##### Records shown

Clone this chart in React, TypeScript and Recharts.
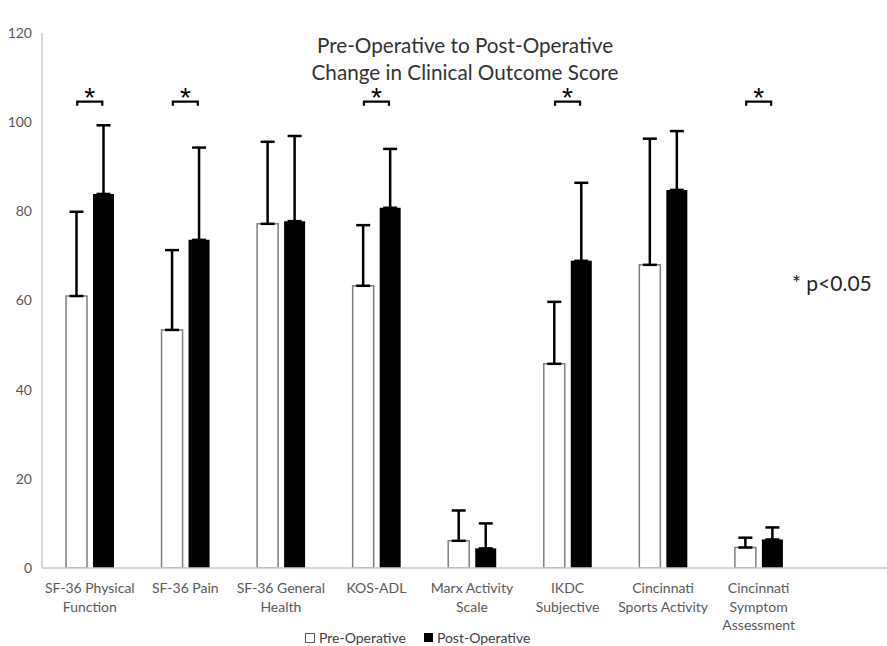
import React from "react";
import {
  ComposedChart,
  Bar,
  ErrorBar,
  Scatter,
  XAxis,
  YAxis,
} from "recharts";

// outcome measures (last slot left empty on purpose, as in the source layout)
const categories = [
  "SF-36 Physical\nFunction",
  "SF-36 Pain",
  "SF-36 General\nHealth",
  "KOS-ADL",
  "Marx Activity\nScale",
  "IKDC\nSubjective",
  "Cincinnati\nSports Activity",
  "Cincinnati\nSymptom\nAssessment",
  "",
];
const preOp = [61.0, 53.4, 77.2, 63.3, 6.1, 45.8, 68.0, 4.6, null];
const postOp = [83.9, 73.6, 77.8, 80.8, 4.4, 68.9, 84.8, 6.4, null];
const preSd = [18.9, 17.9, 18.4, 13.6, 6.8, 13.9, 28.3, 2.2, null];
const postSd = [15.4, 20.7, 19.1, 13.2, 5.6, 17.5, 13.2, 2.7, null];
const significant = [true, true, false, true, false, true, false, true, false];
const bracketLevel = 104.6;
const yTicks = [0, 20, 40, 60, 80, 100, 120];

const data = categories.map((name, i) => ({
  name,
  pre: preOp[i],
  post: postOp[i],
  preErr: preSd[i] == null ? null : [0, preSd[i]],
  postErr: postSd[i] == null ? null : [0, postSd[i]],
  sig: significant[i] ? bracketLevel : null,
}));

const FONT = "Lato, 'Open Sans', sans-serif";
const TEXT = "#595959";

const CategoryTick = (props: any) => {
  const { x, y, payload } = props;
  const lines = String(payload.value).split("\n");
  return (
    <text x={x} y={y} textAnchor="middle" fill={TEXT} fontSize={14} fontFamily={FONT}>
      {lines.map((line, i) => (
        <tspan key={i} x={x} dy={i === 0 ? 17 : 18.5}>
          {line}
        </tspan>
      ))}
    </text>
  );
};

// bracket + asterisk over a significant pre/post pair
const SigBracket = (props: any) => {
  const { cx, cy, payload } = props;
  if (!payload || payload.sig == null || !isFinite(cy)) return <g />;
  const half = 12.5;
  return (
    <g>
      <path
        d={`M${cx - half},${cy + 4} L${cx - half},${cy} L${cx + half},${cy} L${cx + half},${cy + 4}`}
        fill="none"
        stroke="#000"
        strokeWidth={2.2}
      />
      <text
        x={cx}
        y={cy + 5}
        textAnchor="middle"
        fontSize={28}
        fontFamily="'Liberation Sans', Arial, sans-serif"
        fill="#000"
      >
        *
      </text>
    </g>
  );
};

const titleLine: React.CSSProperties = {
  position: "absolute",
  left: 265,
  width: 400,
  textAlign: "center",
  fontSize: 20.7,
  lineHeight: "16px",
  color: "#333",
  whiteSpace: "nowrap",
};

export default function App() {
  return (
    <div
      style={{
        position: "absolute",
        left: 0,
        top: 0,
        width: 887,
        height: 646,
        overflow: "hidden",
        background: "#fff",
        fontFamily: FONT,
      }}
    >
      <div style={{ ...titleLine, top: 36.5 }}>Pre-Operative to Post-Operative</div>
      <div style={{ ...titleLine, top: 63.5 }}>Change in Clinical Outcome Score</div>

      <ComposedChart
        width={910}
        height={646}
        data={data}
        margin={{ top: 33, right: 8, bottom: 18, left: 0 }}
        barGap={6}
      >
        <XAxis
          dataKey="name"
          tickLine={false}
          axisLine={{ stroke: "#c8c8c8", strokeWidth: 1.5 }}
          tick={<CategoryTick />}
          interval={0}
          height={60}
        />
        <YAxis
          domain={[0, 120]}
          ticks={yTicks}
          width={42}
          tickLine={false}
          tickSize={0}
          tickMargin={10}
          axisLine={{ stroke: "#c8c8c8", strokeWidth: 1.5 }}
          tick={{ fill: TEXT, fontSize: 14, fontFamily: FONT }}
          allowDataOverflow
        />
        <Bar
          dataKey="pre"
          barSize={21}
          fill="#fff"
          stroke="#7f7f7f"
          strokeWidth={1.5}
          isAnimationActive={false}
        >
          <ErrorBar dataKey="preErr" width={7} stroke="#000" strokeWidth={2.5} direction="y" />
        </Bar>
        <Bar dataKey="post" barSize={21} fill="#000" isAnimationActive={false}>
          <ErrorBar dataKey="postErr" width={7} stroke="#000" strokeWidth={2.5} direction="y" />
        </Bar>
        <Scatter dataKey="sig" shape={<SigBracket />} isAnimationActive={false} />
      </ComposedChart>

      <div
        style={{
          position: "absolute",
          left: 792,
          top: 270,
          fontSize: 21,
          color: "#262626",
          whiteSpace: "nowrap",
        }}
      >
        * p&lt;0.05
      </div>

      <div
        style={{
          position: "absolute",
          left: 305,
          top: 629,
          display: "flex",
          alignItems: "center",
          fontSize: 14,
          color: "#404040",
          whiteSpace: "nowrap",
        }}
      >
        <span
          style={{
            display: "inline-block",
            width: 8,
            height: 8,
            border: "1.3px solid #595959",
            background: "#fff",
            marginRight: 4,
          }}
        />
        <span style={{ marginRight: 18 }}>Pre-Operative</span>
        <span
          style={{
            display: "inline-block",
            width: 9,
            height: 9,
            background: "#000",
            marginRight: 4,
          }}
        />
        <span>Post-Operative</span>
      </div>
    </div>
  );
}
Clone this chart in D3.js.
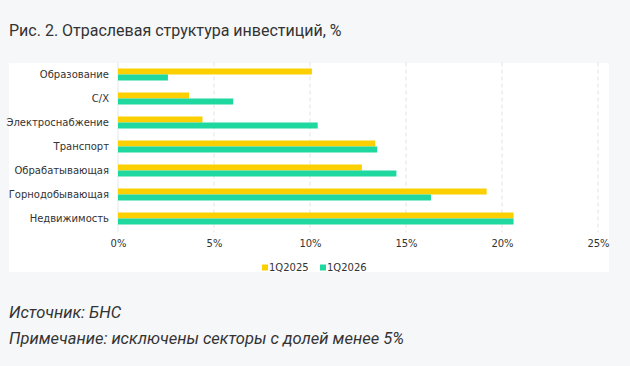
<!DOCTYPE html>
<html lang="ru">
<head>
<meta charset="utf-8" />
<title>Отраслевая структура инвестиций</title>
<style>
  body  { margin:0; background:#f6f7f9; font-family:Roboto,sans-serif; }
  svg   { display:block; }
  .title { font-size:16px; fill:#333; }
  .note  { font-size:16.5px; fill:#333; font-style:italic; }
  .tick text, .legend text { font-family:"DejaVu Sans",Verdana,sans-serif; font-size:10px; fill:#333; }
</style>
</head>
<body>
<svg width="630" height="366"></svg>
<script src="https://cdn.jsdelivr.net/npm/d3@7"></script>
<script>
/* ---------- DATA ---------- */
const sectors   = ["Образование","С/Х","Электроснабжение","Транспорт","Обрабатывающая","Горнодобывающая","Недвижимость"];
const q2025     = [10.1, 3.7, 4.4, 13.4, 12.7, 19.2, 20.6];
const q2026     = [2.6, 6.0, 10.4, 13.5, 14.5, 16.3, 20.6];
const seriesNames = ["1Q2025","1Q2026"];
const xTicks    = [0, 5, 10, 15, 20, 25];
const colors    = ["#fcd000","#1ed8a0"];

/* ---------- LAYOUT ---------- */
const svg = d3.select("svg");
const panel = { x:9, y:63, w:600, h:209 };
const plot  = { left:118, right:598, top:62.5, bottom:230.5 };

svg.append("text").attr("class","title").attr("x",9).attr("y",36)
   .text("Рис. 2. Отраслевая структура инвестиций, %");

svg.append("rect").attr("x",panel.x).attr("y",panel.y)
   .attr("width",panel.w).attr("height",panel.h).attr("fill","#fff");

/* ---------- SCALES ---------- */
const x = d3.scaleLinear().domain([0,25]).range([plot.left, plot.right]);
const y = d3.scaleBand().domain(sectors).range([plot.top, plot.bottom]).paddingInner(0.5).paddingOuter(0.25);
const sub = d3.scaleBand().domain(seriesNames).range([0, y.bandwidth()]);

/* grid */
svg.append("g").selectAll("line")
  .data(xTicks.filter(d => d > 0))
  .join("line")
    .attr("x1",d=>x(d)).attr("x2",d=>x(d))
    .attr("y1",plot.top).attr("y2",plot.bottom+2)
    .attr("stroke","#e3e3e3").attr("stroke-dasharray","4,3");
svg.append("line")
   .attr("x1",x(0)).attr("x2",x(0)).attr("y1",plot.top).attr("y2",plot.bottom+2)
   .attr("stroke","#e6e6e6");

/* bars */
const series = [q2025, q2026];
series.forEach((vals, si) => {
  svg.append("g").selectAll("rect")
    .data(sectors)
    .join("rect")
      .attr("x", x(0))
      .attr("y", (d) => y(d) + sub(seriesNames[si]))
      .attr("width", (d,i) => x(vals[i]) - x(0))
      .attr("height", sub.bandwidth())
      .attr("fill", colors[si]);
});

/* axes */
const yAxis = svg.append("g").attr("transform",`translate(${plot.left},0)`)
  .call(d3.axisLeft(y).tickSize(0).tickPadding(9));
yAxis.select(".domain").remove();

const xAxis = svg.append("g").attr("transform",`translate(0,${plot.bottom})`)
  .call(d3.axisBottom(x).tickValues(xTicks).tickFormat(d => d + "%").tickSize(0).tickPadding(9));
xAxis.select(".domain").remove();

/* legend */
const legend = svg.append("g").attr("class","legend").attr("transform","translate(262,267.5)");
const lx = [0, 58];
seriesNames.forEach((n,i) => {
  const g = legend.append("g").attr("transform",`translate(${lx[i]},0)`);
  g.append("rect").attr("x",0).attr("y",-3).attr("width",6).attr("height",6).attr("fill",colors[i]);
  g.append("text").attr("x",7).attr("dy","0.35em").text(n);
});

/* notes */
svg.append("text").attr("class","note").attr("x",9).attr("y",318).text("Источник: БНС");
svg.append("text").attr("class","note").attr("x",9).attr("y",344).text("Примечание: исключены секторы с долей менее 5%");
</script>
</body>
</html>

##########
##### Records shown

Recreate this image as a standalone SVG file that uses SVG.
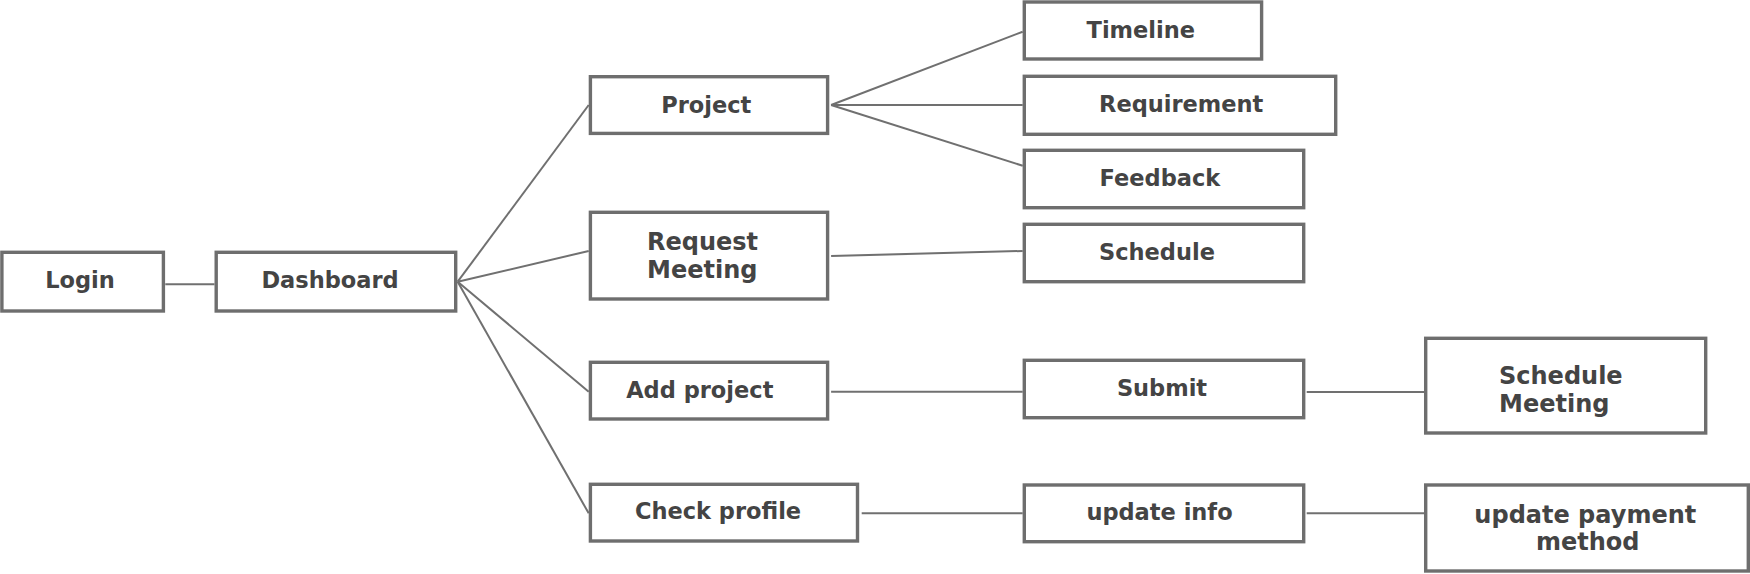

##########
##### Records shown

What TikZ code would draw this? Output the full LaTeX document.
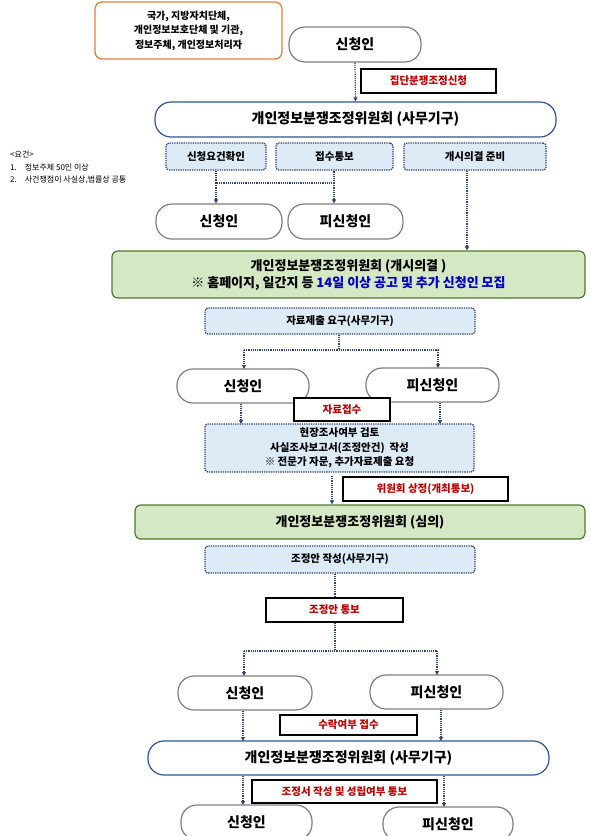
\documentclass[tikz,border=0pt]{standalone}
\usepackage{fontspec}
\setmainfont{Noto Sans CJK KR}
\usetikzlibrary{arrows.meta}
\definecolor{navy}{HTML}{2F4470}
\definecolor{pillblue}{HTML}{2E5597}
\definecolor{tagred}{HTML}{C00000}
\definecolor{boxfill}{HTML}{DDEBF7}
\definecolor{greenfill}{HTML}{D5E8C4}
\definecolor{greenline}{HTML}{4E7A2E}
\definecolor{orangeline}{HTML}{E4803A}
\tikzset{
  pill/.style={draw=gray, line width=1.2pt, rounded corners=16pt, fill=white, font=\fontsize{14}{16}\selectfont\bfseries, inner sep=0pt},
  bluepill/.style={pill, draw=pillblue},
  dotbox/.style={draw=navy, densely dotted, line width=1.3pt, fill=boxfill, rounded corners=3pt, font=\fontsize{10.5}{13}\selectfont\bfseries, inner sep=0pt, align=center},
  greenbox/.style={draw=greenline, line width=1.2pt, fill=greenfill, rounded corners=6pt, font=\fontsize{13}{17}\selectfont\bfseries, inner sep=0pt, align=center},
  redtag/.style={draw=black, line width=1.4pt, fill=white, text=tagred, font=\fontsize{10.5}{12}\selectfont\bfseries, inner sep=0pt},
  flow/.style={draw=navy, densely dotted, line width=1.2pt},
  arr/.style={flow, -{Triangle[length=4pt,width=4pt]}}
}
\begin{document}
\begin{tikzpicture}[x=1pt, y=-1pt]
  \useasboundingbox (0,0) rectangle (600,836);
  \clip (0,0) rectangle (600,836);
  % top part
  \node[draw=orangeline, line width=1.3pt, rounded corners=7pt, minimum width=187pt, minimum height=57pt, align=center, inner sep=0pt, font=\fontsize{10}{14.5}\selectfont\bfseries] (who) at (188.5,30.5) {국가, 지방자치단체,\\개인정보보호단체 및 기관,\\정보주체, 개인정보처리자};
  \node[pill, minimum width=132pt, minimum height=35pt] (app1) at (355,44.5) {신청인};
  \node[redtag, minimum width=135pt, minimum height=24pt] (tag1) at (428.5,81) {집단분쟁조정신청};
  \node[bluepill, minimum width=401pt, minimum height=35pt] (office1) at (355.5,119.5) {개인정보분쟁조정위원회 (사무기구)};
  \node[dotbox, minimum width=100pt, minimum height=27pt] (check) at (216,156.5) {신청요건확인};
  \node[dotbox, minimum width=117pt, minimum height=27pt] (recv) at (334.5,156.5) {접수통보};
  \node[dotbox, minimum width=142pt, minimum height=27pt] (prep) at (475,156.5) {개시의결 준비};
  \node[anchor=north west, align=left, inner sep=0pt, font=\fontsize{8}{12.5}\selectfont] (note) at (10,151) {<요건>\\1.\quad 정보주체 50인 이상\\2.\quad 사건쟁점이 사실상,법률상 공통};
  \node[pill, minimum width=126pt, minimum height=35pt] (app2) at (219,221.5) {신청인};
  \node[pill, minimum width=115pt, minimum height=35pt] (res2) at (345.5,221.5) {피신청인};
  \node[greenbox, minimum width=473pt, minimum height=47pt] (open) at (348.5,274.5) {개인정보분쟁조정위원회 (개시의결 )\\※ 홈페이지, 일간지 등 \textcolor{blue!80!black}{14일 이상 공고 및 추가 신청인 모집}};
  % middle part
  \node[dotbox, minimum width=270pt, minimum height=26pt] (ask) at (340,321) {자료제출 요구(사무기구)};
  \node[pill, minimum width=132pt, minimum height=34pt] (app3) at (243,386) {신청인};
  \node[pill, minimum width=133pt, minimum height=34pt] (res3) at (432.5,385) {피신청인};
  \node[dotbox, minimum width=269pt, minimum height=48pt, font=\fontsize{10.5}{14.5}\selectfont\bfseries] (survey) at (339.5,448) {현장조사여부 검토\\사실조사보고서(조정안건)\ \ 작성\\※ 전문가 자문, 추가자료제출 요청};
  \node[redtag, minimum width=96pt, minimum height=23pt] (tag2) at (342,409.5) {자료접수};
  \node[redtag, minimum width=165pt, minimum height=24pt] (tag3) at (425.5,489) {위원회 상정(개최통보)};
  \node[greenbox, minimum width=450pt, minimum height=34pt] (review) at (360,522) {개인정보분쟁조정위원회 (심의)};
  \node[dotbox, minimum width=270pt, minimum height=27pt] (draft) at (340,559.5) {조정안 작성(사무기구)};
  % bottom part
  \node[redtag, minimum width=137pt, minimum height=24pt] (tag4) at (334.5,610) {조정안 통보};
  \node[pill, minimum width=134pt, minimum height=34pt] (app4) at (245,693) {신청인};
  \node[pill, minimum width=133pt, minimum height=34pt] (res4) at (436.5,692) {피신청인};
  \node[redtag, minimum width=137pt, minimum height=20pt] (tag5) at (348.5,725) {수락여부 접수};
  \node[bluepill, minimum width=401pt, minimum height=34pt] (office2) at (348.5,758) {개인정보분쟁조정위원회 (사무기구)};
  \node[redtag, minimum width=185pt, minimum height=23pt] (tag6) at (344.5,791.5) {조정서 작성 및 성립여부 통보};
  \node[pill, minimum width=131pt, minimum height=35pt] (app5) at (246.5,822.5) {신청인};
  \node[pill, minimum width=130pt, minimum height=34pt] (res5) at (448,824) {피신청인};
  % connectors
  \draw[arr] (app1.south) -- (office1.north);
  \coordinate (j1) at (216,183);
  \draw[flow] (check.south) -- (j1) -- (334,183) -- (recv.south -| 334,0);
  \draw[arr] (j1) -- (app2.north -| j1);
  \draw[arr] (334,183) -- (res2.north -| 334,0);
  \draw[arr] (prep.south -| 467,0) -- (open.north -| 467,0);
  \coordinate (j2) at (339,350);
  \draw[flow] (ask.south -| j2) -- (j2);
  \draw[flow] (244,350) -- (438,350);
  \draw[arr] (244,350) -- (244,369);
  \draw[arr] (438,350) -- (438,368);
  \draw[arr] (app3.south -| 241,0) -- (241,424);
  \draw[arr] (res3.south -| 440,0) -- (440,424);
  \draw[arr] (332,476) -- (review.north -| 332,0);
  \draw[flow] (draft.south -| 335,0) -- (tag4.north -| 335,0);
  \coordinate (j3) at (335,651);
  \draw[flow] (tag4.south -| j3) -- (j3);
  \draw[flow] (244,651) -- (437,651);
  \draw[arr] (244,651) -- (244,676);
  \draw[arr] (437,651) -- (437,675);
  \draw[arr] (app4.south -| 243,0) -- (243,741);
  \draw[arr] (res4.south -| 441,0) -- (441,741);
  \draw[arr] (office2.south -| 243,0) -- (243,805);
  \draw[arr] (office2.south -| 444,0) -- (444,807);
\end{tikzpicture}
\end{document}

##########

**Requirement**
Using the entries above, extract exactly the lines from the one that contains "Clone this chart in D3.js." through the one that contains "right:598, top:62.5, bottom:230.5". Do not carry over any pictures.

**Completed exercise**
Clone this chart in D3.js.
<!DOCTYPE html>
<html lang="ru">
<head>
<meta charset="utf-8" />
<title>Отраслевая структура инвестиций</title>
<style>
  body  { margin:0; background:#f6f7f9; font-family:Roboto,sans-serif; }
  svg   { display:block; }
  .title { font-size:16px; fill:#333; }
  .note  { font-size:16.5px; fill:#333; font-style:italic; }
  .tick text, .legend text { font-family:"DejaVu Sans",Verdana,sans-serif; font-size:10px; fill:#333; }
</style>
</head>
<body>
<svg width="630" height="366"></svg>
<script src="https://cdn.jsdelivr.net/npm/d3@7"></script>
<script>
/* ---------- DATA ---------- */
const sectors   = ["Образование","С/Х","Электроснабжение","Транспорт","Обрабатывающая","Горнодобывающая","Недвижимость"];
const q2025     = [10.1, 3.7, 4.4, 13.4, 12.7, 19.2, 20.6];
const q2026     = [2.6, 6.0, 10.4, 13.5, 14.5, 16.3, 20.6];
const seriesNames = ["1Q2025","1Q2026"];
const xTicks    = [0, 5, 10, 15, 20, 25];
const colors    = ["#fcd000","#1ed8a0"];

/* ---------- LAYOUT ---------- */
const svg = d3.select("svg");
const panel = { x:9, y:63, w:600, h:209 };
const plot  = { left:118, right:598, top:62.5, bottom:230.5 };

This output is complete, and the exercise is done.